The three players take varying roles in different songs, with some of them sounding distinctly Monkey-Bird-ish and others recalling the Dirtbombs. “Now Now Now” has Powers singing lead, in his arch, theatrical way, while Collins cranks away at a serrated riff. “Smells Like You” puts Collins at the mic, with Powers strumming a rough, tangled mess of guitar. Bert sings from behind the kit on “Delay Is the Deadliest,” which runs hard and terse and stutter-y a la Bad Moon Rising-era Sonic Youth (which makes perfect sense). Powers’ “I Feel You” is a rockabilly rave-up, with a rollicky one-two beat and a bawdy slant (“It’s your legs/it’s your cock/it’s your wiggle when you walk”). Bert socks away at a cowbell through the song while space-age electro-squiggles arc off against the night sky.

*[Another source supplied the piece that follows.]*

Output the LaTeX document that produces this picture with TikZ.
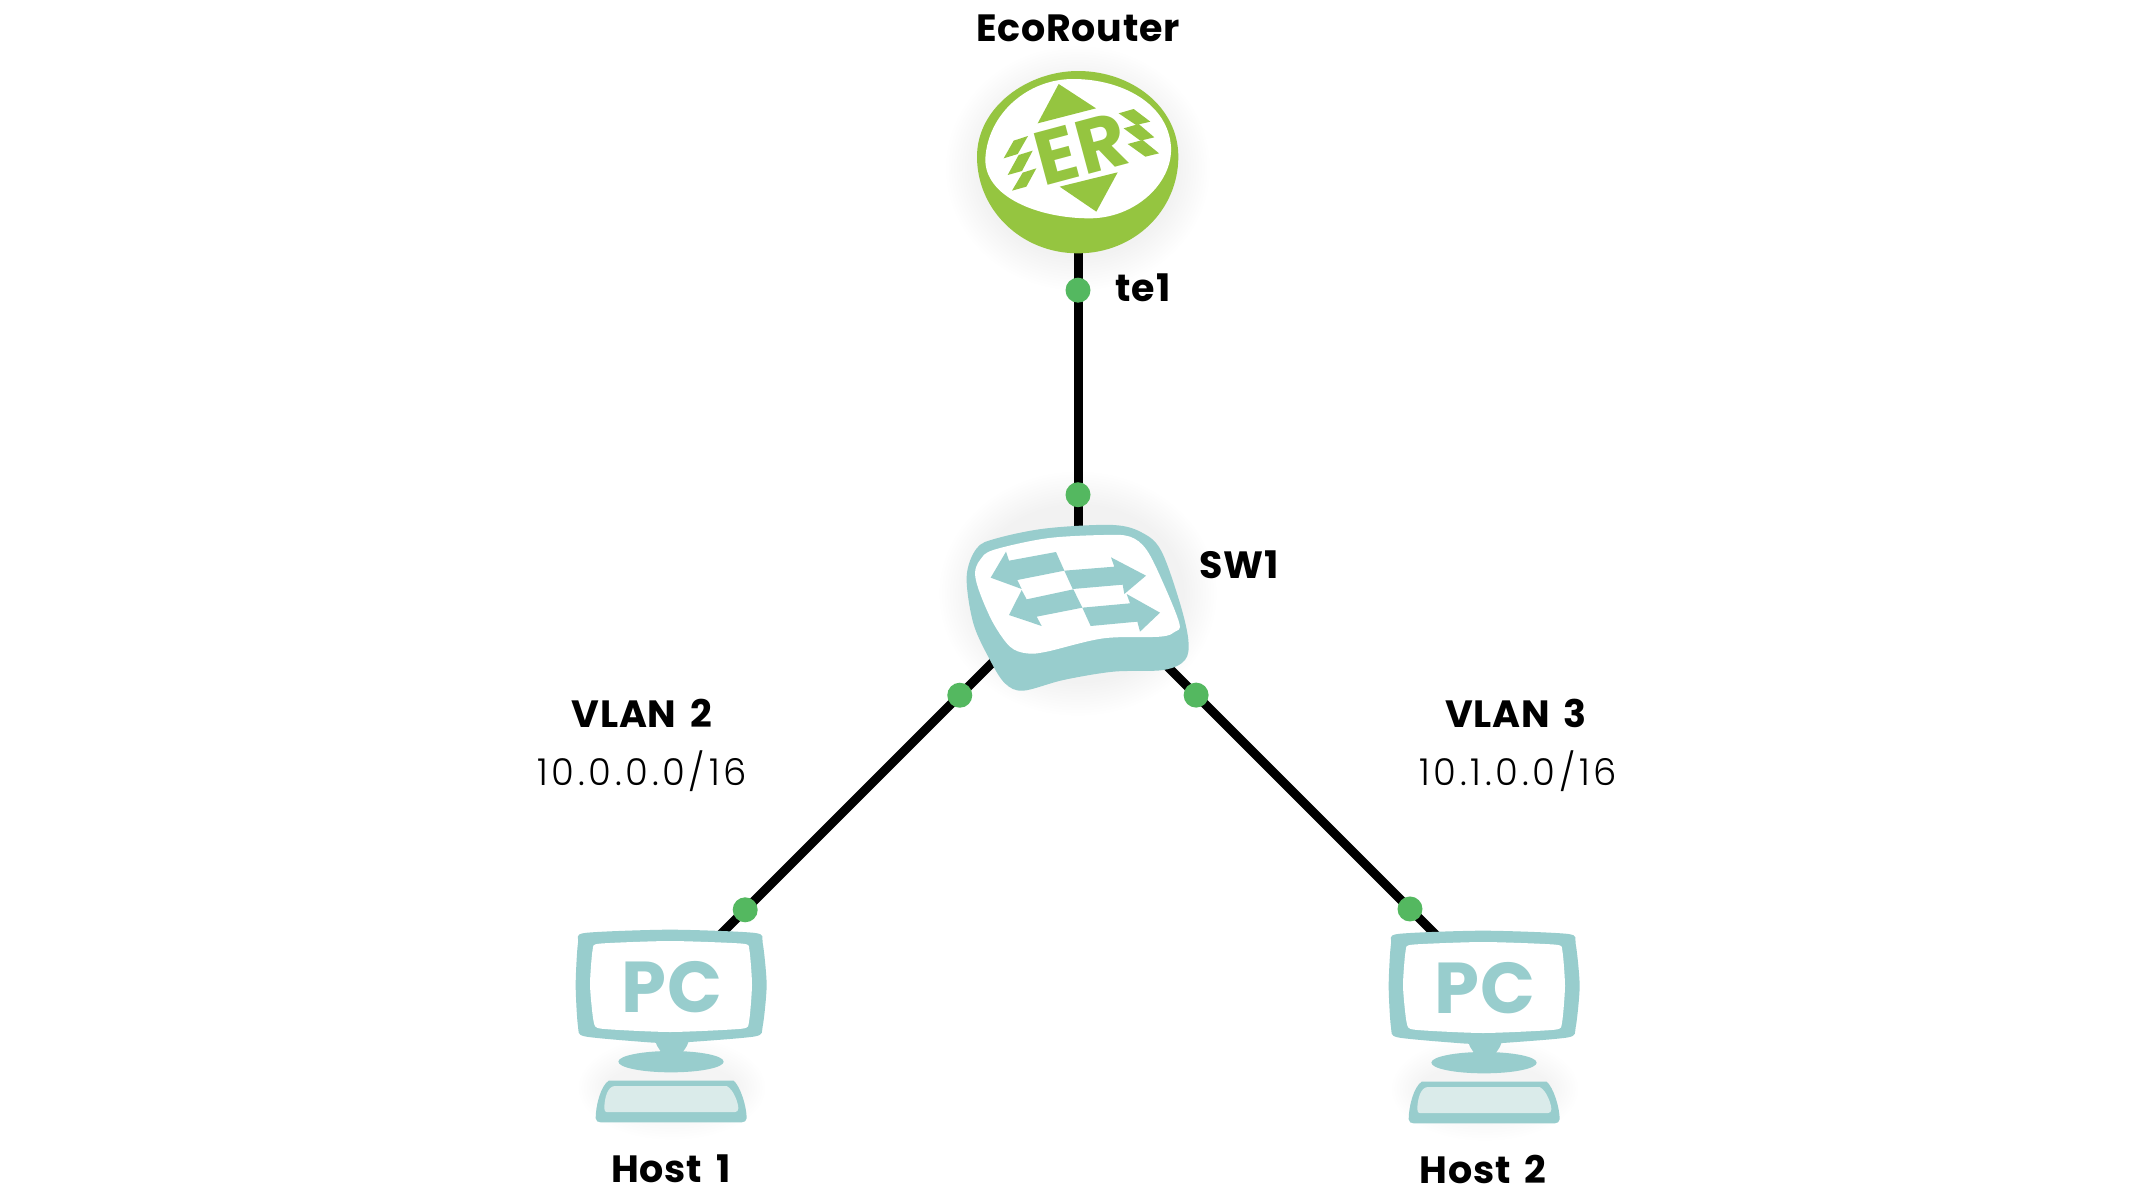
\documentclass[tikz,border=0pt]{standalone}
\usepackage{fontspec}
\setmainfont{Poppins}[LetterSpace=2,WordSpace=1.6]
\newfontfamily\thinfont{Poppins Light}[LetterSpace=10]
\definecolor{leaf}{RGB}{149,197,64}
\definecolor{teal}{RGB}{152,205,205}
\definecolor{palesea}{RGB}{218,235,234}
\definecolor{portgreen}{RGB}{84,184,96}
\tikzset{
	link/.style={line width=9pt,black},
	port/.style={circle,fill=portgreen,inner sep=0pt,minimum size=25pt},
	device/.style={inner sep=0pt,minimum size=0pt},
	boldname/.style={font=\fontsize{38}{40}\bfseries\selectfont,inner sep=0pt},
	thinname/.style={font=\thinfont\fontsize{37}{40}\selectfont,inner sep=0pt},
	pics/routershade/.style={code={
		\begin{scope}[scale=1/3]
			\foreach \g in {0,8,...,96}
				\fill[black,opacity=.0035] (0,25) ellipse ({300+\g} and {270+\g});
		\end{scope}
	}},
	pics/switchshade/.style={code={
		\begin{scope}[scale=1/3]
			\foreach \g in {0,8,...,96}
				\fill[black,opacity=.0035] (0,50) ellipse ({320+\g} and {270+\g});
		\end{scope}
	}},
	pics/hostshade/.style={code={
		\begin{scope}[scale=1/3]
			\foreach \g in {0,8,...,80}
				\fill[black,opacity=.0035] (0,315) ellipse ({200+\g} and {75+\g});
		\end{scope}
	}},
	pics/routericon/.style={code={
		\begin{scope}[scale=1/3]
			\fill[leaf] (-303,-10) .. controls (-303,-160) and (-150,-267) .. (0,-267)
				.. controls (160,-267) and (301,-160) .. (301,-10)
				.. controls (301,150) and (170,280) .. (0,280)
				.. controls (-170,280) and (-303,150) .. (-303,-10);
			\fill[white] (-278,-5) .. controls (-270,-140) and (-150,-243) .. (-15,-243)
				.. controls (130,-243) and (270,-170) .. (279,-40)
				.. controls (285,70) and (170,175) .. (35,175)
				.. controls (-120,175) and (-282,110) .. (-278,-5);
			\fill[leaf] (-58,-228) -- (54,-155) -- (-121,-110) -- cycle;
			\fill[leaf] (-55,80) -- (119,37) -- (55,155) -- cycle;
			\node[rotate=15,inner sep=0pt,text=leaf,font=\fontsize{76}{76}\bfseries\selectfont] (routerlogo) at (9,-35) {ER};
			\fill[leaf] (-193,-58) -- (-150,-72) -- (-181,-18) -- (-223,-5) -- cycle;
			\fill[leaf] (-178,-15) -- (-136,-28) -- (-168,33) -- (-211,45) -- cycle;
			\fill[leaf] (-166,38) -- (-125,25) -- (-155,80) -- (-198,92) -- cycle;
			\fill[leaf] (122,-140) -- (167,-153) -- (217,-115) -- (174,-105) -- cycle;
			\fill[leaf] (137,-95) -- (182,-108) -- (229,-68) -- (187,-58) -- cycle;
			\fill[leaf] (149,-48) -- (194,-60) -- (243,-20) -- (202,-10) -- cycle;
		\end{scope}
	}},
	pics/switchicon/.style={code={
		\begin{scope}[scale=1/3]
			\fill[teal] plot[smooth cycle,tension=.55] coordinates {(-334,-1) (-304,-86) (-244,-116) (-94,-146) (106,-156) (196,-131) (251,-76) (306,79) (331,189) (321,249) (256,279) (106,284) (-44,309) (-164,341) (-219,319) (-264,249) (-314,139)};
			\fill[white] plot[smooth cycle,tension=.55] coordinates {(-309,-11) (-294,-51) (-254,-81) (-94,-116) (76,-126) (156,-121) (206,-81) (256,19) (304,139) (291,164) (246,179) (76,184) (-94,224) (-154,229) (-204,209) (-254,139) (-294,49)};
			\fill[teal] (-262,2) -- (-216,-76) -- (-207,-49) -- (-66,-75) -- (-41,-19) -- (-182,9) -- (-169,36) -- cycle;
			\fill[teal] (-41,-19) -- (109,-31) -- (99,-59) -- (204,-4) -- (139,51) -- (134,23) -- (-16,36) -- cycle;
			\fill[teal] (-207,114) -- (-169,39) -- (-154,67) -- (-14,37) -- (13,92) -- (-124,119) -- (-109,147) -- cycle;
			\fill[teal] (13,92) -- (156,79) -- (146,51) -- (246,107) -- (186,164) -- (178,134) -- (38,147) -- cycle;
		\end{scope}
	}},
	pics/hosticon/.style={code={
		\begin{scope}[scale=1/3]
			\fill[teal] plot[smooth cycle,tension=.4] coordinates {(-289,6) (-282,-120) (-262,-150) (-6,-160) (250,-150) (272,-120) (284,6) (272,130) (250,160) (40,178) (-6,180) (-70,178) (-262,160) (-282,130)};
			\fill[teal] (-50,175) -- (50,175) .. controls (45,195) and (30,205) .. (30,215) -- (-30,215) .. controls (-30,205) and (-45,195) .. (-50,175) -- cycle;
			\fill[teal] (-3,236) ellipse (158 and 32);
			\fill[white] plot[smooth cycle,tension=.35] coordinates {(-246,6) (-238,-100) (-218,-118) (-6,-126) (212,-118) (232,-100) (240,6) (231,116) (210,137) (-6,147) (-212,137) (-235,116)};
			\node[inner sep=0pt,text=teal,font=\fontsize{72}{72}\bfseries\selectfont] (pclogo) at (0,12) {PC};
			\fill[teal] (-229,406) .. controls (-229,370) and (-215,310) .. (-190,293) -- (185,293)
				.. controls (205,310) and (224,370) .. (224,406)
				.. controls (224,414) and (216,418) .. (209,418) -- (-214,418)
				.. controls (-222,418) and (-229,414) .. (-229,406) -- cycle;
			\fill[palesea] (-203,376) .. controls (-203,350) and (-195,309) .. (-171,309) -- (164,309)
				.. controls (185,320) and (199,360) .. (199,376)
				.. controls (199,384) and (195,387) .. (189,387) -- (-196,387)
				.. controls (-200,387) and (-203,384) .. (-203,376) -- cycle;
		\end{scope}
	}}
}
\begin{document}
\begin{tikzpicture}[x=1pt,y=-1pt]
	\useasboundingbox (0,0) rectangle (2155,1199);
	\fill[white] (0,0) rectangle (2155,1199);
	% devices first, so the links can refer to them
	\node[device] (router) at (1078,160) {};
	\node[device] (sw1) at (1078,577) {};
	\node[device] (host1) at (672,983) {};
	\node[device] (host2) at (1485,984) {};
	\pic at (router) {routershade};
	\pic at (sw1) {switchshade};
	\pic at (host1) {hostshade};
	\pic at (host2) {hostshade};
	% links
	\draw[link] (router) -- node[port,pos=.312] (routerport) {} node[port,pos=.803] (swporttop) {} (sw1);
	\draw[link] (sw1) -- node[port,pos=.291] (swportleft) {} node[port,pos=.82] (hostaport) {} (host1);
	\draw[link] (sw1) -- node[port,pos=.29] (swportright) {} node[port,pos=.816] (hostbport) {} (host2);
	% icons
	\pic at (router) {routericon};
	\pic at (sw1) {switchicon};
	\pic at (host1) {hosticon};
	\pic at (host2) {hosticon};
	% names
	\node[boldname] (routername) at (1078,28) {EcoRouter};
	\node[boldname] (portname) at (1143,288) {te1};
	\node[boldname] (swname) at (1239,565) {SW1};
	\node[boldname] (vlana) at (642,713) {VLAN 2};
	\node[thinname] (neta) at (642,771) {10.0.0.0/16};
	\node[boldname] (vlanb) at (1516,713) {VLAN 3};
	\node[thinname] (netb) at (1518,771) {10.1.0.0/16};
	\node[boldname] (hostaname) at (671,1169) {Host 1};
	\node[boldname] (hostbname) at (1483,1169) {Host 2};
\end{tikzpicture}
\end{document}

And yet while all three of these guys are more than capable of cranking out short, catchy, perfectly accessible rock songs, there’s a vein of oddity that runs through this material, a Black Mirror-ish skew towards the surreal and the futuristic. The two closing songs are the trippiest. “Toynbee Tile Blues” unspools a tale of the mysterious ceramic tiles that started popping up in major U.S. cities in the 1980s, bearing the legend “Toynbee Idea/In Movie 2001/Ressurrect the Dead/On Planet Jupiter.” A voice altered-chant recounts this message and lists all the cities where these tiles have been found as Bert pummels out a samba-complex rhythm and whistling doppler-ing feedback rushes by. “Last Train to Babylon” begins in distended blues (Powers exclaims, “Dude, my mind is expanding”) before settling into a dreamy, kraut-rocking groove and Collins intones lyrics about flying saucers.
The whole thing is sort of bonkers, but how great is that? These three musicians could rest on their past accomplishments forever, making modest tweaks to what succeeded before, but instead they are going off on the weirdest possible space-trip ever. All hail the late career experiment.